前者が、太陽光を反射させて入射するエネルギーを減少させ、地球の温度を低下させる「太陽放射管理」(Solar Radiation Management:SRM)。後者が、二酸化炭素を吸収して大気中の二酸化炭素濃度を下げ、放射エネルギーを増やす「二酸化炭素除去」(Carbon. Dioxide Removal:CDR)である。
SFじゃない!温暖化対策で地球を冷やす「気候工学」|【Tech総研】


まじめか!


と突っ込んでしまいたくなる状況だが、この記事のラストで電力中央研究所の杉山昌広さんが言っている通り、欧米に好き勝手をさせないためにも、研究自体は本気で取り組んでいかなければならないのだろう。

「気候工学は地球温暖化に対する外科手術のようなもの。内服薬で治癒できるなら必要ないですし、手術をするのでも切開する部分は小さいほうがいい。ただ、欧米が研究を進めており、いざ『そのとき』が来るとすれば、日本が国際的な場で発言・議論できる知識は必要です。
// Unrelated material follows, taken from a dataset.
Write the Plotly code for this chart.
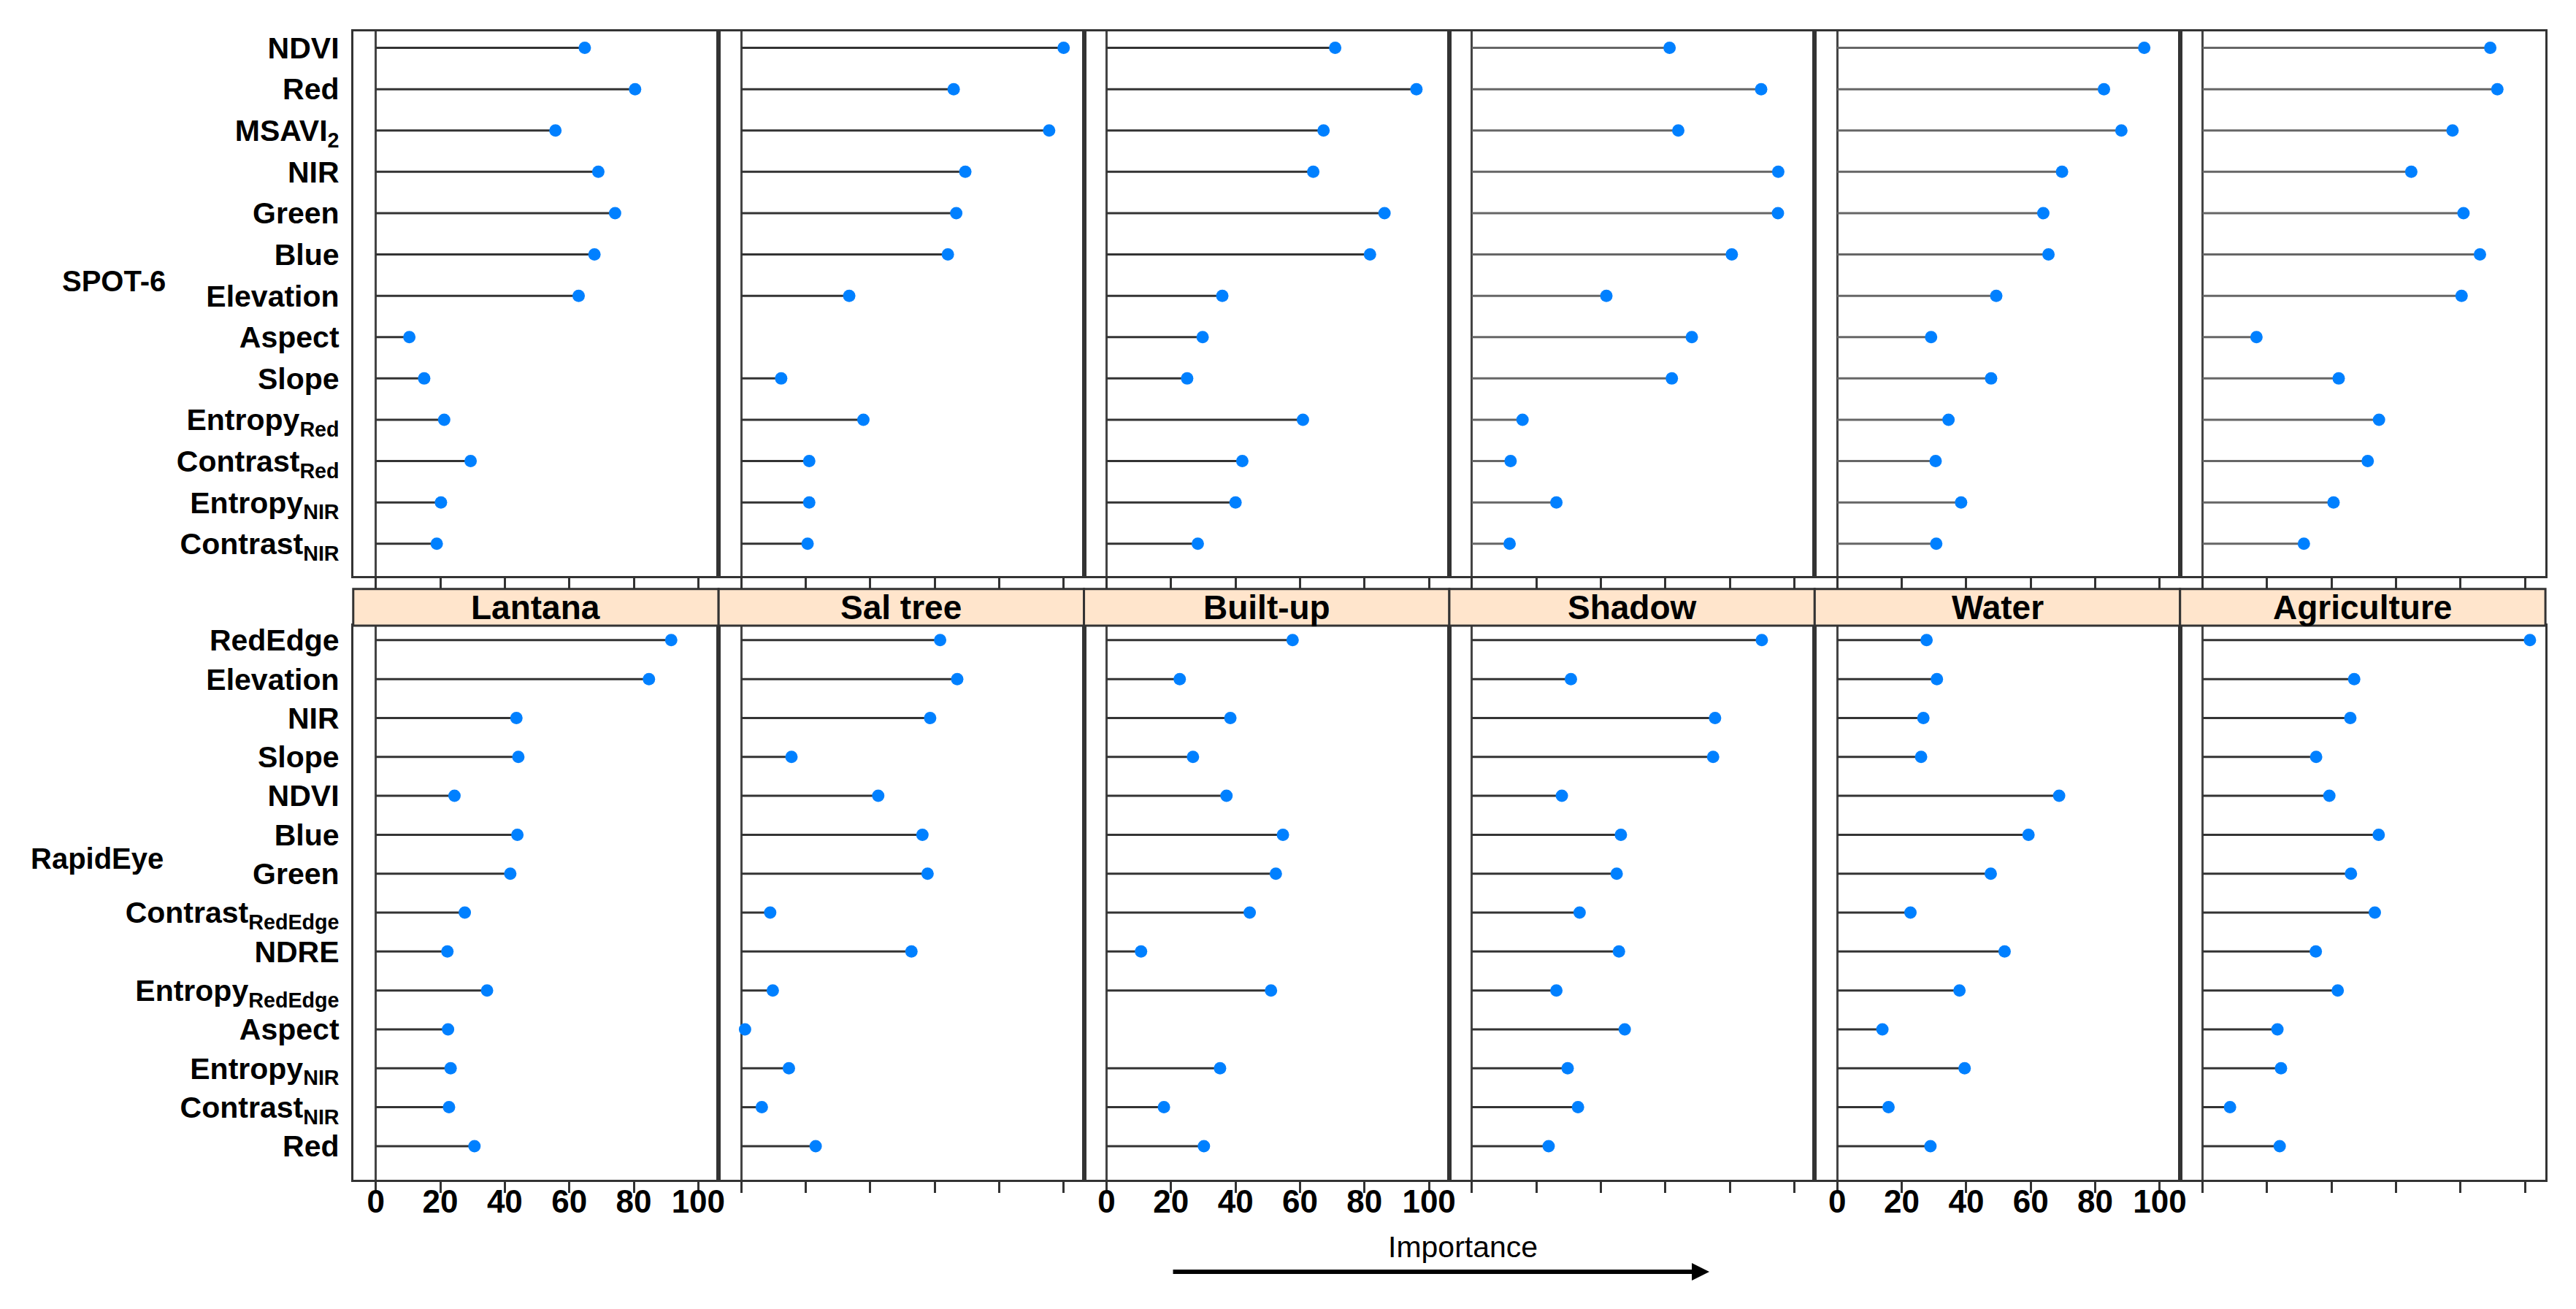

好むと好まざるとに関わらず、気候工学を追い続けなければならないのです」


さて、はじめに戻るが、「CO2排出量の削減」という正攻法は、途上国が勢いを増し、先進国が力を失いつつあるこの時代、もはや夢のまた夢。
ただ、今回取り上げたプランBのどちらも、SF的な終末が訪れる未来をイメージさせるので、何とかして回避したい。